At my company, financial/insurance simulations, we typically break up the simulations into predefined fixed "chunks", and assign a seed to each chunk. Then let the dynamic scheduler do its thing. For the most part this makes our simulations repeatable no matter the machine or number of cores. We have been doing this in c# with success.

I ported our engine to Julia hoping to get the same type of repeatability, and I did, but the randjump calc is slower than the time it takes to simulate a "chunk". Depending on the size of the model it makes sense to either not use threading at all, or now create a chunk size that is dependent on model size just so the randjump makes threading improve the run time.

Just sharing some recent observations.

StefanKarpinski commented 4 years ago

Thank you for the feedback, @stephenll. That's very helpful!

peteroupc commented 4 years ago

I ported our engine to Julia hoping to get the same type of repeatability, and I did, but the randjump calc is slower than the time it takes to simulate a "chunk".

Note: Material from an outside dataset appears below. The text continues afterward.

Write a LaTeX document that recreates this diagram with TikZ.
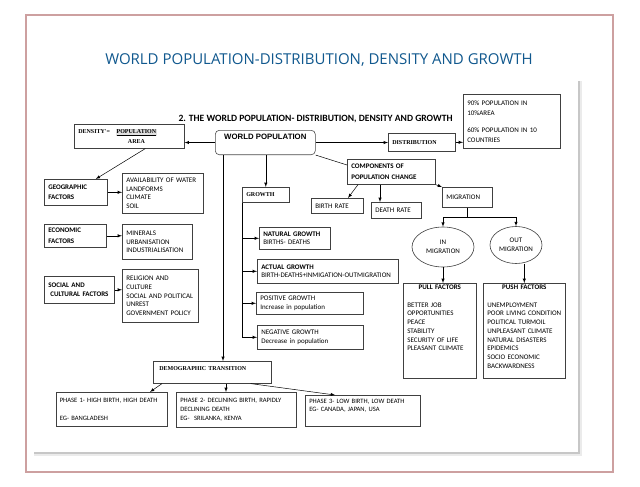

Maybe that lies in the fact that Mersenne Twister (MT19937) has a big state compared to other modern PRNGs (about 2500 bytes compared to 16 or 32 bytes), so that jumpahead is less trivial? (By the way, different PRNGs support different strategies to support "streams" of numbers that behave like independent random numbers. For linear PRNGs, that is jumpahead. For counter-based PRNGs, that's the use of "nearby" seeds.)

stephenll commented 4 years ago

I should of mentioned that the single threaded Julia runs about the same speed as the multithreaded on 4 cores c# code I converted from. So huge win using Julia even without the threading. Less more readable code. I don’t need to rely on the c# devs to experiment or research. Can’t wait to see how the experimental threading develops.

mbauman commented 3 years ago

If I understand correctly, this is fixed/superseded by #40546.